Thanks Yaroslav, visualizations are great in Mathematica ... here also performance is very nice, should be taken to python but it's above my patience, students were supposed to do it but it's hard to count on them - in any case I would gladly collaborate ... indeed low dimensional performance might no longer be true for high dimensions and nasty landscapes (?)
Regarding "3D optimizer", the demonstration contains only 2D, for 3D I only use the same type of evaluation: start with a lattice of initial positions, perform some number of steps for each, sort final values (for 0 as global minimum) - getting ~empirical distributions for various methods.
I see you worked on K-FAC like the Google team - I think they recently switched to shampoo, are there 2nd order methods used outside research?
Here are my slides gathering various 2nd order: https://www.dropbox.com/s/54v8cwqyp7uvddk/SGD.pdf . Gauss-Newton, K-FAC, L-BFGS use this positive defined H>0 approximation - that very nonconvex function is convex, I am not able to trust. Also K-FAC still uses huge Hessian models.
These two Hessian approximations I use seem very practical for high dimension: "d" as diagonal handled as vector (separate parabola model in each canonical direction), and "s" full Hessian in locally dominating e.g. d=10 dim. subspace (e.g. online PCA of gradients).

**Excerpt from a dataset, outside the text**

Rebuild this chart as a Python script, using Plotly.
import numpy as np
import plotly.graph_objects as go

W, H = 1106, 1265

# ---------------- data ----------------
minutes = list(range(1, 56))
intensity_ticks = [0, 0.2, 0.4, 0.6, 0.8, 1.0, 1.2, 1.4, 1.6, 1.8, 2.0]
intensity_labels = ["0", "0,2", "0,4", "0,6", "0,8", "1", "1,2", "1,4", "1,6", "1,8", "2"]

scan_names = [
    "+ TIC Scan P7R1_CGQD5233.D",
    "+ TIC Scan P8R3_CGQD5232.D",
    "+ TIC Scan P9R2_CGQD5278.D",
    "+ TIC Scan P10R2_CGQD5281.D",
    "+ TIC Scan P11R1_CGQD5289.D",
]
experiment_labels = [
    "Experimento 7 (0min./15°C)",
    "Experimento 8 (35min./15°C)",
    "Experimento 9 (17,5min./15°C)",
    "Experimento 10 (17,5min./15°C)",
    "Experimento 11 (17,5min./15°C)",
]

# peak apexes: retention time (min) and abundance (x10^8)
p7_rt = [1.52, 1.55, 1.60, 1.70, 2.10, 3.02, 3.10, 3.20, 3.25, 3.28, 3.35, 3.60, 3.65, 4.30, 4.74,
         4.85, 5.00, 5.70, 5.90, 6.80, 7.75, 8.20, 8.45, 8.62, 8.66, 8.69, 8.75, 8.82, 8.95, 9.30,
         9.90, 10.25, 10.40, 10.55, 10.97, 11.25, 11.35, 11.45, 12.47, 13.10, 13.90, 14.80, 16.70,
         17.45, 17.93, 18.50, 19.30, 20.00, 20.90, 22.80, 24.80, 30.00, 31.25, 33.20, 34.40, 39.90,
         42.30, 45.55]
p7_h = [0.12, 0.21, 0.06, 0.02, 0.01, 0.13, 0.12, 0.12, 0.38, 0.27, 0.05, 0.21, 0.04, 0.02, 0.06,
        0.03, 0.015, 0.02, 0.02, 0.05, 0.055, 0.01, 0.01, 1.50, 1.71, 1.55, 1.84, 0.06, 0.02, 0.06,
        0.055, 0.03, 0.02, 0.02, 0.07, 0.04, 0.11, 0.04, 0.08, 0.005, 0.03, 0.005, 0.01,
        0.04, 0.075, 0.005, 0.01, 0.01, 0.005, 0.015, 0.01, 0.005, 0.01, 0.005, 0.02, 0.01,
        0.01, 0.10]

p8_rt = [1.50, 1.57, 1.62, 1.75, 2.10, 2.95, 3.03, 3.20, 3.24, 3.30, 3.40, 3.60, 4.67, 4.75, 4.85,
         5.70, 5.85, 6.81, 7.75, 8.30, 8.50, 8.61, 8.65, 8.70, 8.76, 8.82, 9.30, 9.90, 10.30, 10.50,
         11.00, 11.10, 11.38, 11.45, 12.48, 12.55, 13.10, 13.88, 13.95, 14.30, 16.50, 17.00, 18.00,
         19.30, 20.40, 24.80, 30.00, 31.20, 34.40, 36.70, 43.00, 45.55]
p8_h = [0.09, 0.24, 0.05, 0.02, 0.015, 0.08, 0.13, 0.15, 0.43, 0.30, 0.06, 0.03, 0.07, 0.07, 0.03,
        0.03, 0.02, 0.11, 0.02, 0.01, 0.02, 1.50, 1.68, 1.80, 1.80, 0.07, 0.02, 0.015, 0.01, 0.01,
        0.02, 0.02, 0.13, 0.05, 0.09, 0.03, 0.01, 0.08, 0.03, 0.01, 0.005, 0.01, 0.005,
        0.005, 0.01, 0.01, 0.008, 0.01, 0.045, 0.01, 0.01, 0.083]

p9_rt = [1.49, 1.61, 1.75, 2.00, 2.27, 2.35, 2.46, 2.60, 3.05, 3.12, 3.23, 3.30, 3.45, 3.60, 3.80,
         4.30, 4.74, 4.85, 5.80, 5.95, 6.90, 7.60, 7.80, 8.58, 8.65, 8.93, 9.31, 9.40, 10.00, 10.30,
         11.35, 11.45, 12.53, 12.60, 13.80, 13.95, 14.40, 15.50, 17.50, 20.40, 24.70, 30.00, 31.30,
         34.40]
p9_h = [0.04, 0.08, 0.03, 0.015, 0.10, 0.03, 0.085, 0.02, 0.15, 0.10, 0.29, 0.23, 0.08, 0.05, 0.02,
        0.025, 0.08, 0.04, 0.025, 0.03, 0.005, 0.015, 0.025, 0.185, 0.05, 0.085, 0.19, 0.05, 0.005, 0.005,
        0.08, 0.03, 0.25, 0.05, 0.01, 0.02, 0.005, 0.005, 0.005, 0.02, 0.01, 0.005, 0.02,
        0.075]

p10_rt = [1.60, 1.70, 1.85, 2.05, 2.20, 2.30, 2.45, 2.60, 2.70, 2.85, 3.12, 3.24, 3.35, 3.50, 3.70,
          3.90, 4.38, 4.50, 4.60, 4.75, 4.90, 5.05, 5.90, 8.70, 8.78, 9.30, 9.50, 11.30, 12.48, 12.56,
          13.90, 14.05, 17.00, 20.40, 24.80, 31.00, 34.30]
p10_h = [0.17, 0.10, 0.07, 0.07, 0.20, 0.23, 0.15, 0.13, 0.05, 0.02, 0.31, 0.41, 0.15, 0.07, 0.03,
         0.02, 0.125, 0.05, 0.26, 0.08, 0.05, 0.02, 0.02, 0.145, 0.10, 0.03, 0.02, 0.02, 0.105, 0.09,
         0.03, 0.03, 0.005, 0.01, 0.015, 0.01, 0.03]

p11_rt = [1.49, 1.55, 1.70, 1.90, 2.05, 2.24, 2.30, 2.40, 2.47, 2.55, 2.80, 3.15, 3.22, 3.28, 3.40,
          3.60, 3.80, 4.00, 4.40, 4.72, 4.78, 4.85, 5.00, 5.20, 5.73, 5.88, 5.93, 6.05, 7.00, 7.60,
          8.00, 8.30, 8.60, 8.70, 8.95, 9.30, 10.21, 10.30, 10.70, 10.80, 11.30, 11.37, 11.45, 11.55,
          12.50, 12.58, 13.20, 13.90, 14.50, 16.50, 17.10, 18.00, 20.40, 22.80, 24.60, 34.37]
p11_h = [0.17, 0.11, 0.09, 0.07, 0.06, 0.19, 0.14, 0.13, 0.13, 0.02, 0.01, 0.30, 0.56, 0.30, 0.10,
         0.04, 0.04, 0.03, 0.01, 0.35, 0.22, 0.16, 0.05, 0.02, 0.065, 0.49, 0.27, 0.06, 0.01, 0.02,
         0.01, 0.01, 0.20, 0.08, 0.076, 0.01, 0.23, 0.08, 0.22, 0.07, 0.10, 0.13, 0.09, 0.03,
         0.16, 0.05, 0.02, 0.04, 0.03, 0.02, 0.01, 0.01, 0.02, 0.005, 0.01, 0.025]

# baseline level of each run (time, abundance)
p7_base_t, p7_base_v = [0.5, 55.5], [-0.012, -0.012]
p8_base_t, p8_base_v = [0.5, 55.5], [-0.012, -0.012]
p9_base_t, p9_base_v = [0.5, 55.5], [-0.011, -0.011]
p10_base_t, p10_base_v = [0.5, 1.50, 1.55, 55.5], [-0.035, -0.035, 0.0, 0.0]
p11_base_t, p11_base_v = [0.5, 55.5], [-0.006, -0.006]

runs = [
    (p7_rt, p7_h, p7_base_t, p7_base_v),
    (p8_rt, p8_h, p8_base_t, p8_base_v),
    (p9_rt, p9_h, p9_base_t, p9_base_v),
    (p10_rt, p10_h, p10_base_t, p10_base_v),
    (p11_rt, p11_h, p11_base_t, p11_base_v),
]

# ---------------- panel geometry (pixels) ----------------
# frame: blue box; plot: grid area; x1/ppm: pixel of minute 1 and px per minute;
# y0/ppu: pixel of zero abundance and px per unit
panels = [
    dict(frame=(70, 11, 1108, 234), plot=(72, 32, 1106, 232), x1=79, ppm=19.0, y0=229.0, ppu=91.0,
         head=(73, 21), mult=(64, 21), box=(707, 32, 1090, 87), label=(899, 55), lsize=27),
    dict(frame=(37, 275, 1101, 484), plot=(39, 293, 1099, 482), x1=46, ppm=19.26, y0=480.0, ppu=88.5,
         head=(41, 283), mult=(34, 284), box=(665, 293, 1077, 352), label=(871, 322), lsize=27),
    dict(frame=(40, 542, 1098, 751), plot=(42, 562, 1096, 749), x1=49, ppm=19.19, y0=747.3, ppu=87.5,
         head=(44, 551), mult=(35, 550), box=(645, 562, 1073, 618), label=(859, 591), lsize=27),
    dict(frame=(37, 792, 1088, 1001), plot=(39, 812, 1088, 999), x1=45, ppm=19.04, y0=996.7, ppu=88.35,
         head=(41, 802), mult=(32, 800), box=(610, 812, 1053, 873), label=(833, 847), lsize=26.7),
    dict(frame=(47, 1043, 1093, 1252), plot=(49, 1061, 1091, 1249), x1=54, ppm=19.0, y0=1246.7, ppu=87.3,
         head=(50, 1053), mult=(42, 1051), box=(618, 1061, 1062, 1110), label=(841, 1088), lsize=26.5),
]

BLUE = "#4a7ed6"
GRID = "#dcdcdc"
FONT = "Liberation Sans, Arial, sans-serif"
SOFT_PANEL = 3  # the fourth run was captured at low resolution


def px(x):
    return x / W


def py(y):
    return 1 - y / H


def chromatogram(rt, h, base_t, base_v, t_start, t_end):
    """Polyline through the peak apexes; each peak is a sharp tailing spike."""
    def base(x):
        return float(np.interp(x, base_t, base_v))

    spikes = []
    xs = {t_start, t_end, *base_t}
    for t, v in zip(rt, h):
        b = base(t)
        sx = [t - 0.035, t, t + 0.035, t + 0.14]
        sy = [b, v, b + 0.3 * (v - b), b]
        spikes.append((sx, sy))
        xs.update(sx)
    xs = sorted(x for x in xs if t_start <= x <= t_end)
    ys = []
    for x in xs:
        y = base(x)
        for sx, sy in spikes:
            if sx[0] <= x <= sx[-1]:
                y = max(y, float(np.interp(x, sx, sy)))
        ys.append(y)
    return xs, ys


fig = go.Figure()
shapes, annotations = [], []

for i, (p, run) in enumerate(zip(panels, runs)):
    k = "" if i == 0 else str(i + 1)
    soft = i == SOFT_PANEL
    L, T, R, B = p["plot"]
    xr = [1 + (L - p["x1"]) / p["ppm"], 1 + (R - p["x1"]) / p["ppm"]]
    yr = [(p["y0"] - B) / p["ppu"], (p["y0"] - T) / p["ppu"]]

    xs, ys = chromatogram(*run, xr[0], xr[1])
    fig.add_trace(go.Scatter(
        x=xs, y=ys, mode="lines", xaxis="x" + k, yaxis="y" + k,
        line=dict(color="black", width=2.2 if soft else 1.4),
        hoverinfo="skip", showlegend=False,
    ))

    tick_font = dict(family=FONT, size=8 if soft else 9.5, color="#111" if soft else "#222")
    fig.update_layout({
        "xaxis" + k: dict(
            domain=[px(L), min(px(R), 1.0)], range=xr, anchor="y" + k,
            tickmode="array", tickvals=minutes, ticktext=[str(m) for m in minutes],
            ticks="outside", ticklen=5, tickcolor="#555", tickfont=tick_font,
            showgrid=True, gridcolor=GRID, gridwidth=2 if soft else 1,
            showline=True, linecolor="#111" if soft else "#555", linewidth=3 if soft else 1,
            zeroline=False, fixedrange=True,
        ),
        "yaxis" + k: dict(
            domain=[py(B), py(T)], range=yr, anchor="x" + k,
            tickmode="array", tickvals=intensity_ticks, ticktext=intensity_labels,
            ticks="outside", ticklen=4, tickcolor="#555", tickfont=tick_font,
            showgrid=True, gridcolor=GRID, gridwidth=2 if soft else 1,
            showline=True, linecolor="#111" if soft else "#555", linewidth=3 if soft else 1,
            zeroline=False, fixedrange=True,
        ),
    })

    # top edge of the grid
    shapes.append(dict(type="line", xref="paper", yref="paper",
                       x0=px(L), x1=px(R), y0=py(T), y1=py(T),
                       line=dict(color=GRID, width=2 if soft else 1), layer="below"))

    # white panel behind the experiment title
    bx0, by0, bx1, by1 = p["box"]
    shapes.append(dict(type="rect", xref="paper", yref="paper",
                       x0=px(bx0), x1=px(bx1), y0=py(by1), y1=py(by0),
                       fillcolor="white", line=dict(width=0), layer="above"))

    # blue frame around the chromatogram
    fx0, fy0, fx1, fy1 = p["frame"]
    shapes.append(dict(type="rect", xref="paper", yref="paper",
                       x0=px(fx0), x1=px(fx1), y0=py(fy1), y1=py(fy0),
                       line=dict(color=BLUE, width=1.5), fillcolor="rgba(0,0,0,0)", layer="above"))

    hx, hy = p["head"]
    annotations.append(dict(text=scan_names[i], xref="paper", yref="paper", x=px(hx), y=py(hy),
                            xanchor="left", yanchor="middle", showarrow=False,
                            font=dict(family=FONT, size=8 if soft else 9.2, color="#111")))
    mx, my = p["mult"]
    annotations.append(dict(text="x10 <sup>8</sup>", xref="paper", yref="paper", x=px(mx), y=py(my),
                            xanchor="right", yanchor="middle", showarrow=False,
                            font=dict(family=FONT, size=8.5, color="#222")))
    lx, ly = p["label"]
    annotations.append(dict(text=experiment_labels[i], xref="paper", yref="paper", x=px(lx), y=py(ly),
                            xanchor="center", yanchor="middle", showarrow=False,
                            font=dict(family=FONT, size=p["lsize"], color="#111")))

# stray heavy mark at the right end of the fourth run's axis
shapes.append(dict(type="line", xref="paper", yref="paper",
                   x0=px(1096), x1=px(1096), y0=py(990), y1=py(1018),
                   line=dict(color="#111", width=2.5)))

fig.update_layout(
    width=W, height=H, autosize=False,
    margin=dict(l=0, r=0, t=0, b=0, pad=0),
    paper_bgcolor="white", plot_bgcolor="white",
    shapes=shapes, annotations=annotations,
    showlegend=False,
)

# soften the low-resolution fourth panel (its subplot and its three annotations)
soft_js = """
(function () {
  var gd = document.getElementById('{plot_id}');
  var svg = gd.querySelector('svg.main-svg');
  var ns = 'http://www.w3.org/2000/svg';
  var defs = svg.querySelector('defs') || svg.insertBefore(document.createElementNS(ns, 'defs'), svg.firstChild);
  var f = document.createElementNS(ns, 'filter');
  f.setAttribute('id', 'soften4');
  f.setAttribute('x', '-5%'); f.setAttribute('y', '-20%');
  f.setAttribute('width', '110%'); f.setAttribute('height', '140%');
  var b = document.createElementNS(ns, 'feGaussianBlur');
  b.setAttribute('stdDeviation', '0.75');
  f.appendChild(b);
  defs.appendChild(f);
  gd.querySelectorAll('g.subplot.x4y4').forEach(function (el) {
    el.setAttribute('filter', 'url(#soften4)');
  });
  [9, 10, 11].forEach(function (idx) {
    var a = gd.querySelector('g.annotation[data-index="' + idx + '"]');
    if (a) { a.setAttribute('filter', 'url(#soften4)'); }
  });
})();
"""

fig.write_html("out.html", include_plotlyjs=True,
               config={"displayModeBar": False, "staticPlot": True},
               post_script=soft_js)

My OGR approach is the closest to quasi Newton like L-BFGS: Hessian model from sequence of gradients - with advantages: real Hessian (no H>0 positive defined approximation), much lower computational cost (mainly EMA update of averages), more local (exponentially weakening weights), flexible (e.g. allowing to slowly rotate the considered subspace), and good control (working on interpretable means, variance, covariances).